Gallup was founded in 1881 as a railhead for the Atlantic and Pacific Railroad. The City was named after David Gallup, a paymaster for the Atlantic and Pacific Railroad. It is the most populous city between Albuquerque, New Mexico and Flagstaff, Arizona.

Gallup is sometimes called the "Indian Capital of the World", for its location in the heart of Native American lands, and the presence of Navajo, Zuni, Hopi and other tribes. One-third of the city's population has Native American roots. Gallup's nickname references the huge impact of the Native American Cultures found in and around Gallup. However, the city is criticized in the novel Ceremony, authored by the Native American writer Leslie Silko, for the city's slums.

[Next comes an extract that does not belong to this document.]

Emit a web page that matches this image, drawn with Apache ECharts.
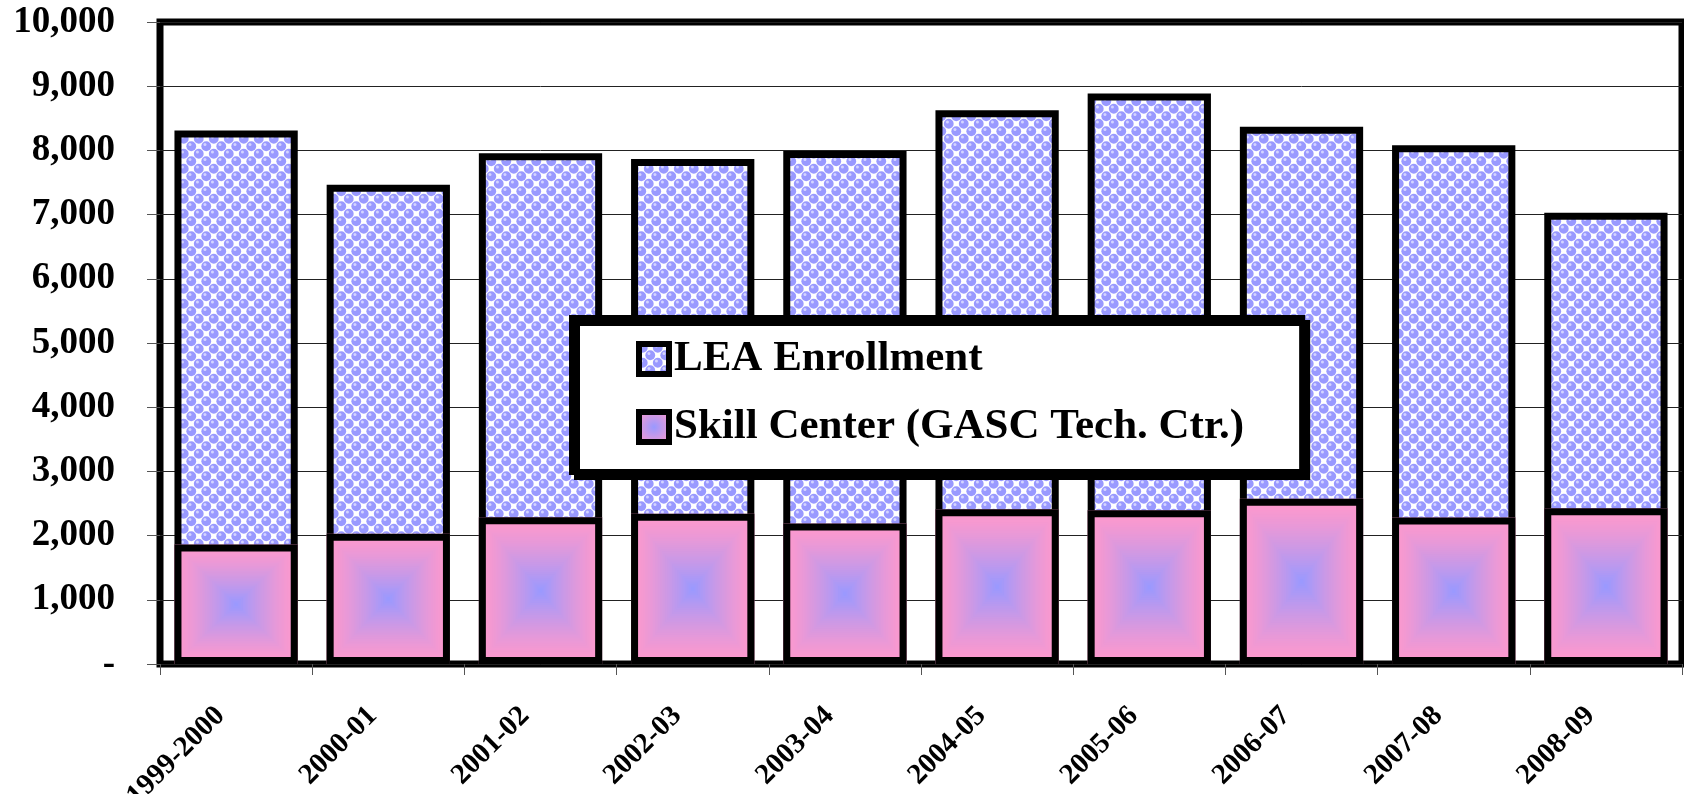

Route 66 runs through Gallup, and the town's name is mentioned in the lyrics to the song, Route 66. In 2003, the U.S. and New Mexico Departments of Transportation renumbered US Highway 666, the city's other major highway, as Route 491, since the number "666" is associated with Satan and Devil worship, and thus it was considered offensive to some people. Some local Navajo felt that the renumbering would prevent the route from being "cursed."[citation needed]

It has close proximity to Native American reservations, and historic lack of economic development in addition to many mine closures in the last century. As a result of these mine closures, Gallup has a large socioeconomic poor population.

The historic El Rancho Hotel & Motel has hosted a numerous array of movie stars including John Wayne, Ronald Reagan, Humphrey Bogart, Spencer Tracy, Katharine Hepburn, Joan Crawford, Kirk Douglas, Doris Day, Gregory Peck and Burt Lancaster. The rugged terrain surrounding Gallup was popular with Hollywood filmmakers during the 1940s and 1950s for the on-location shooting of Westerns. Actors and film crews would stay at the hotel during filming. Films made in Gallup included Billy the Kid (1930), Pursued (1947), The Sea of Grass (1947), Four Faces West (1948), Only the Valiant (1951), Ace in the Hole (1951), Escape from Fort Bravo (1953), A Distant Trumpet (1964) and The Hallelujah Trail (1965).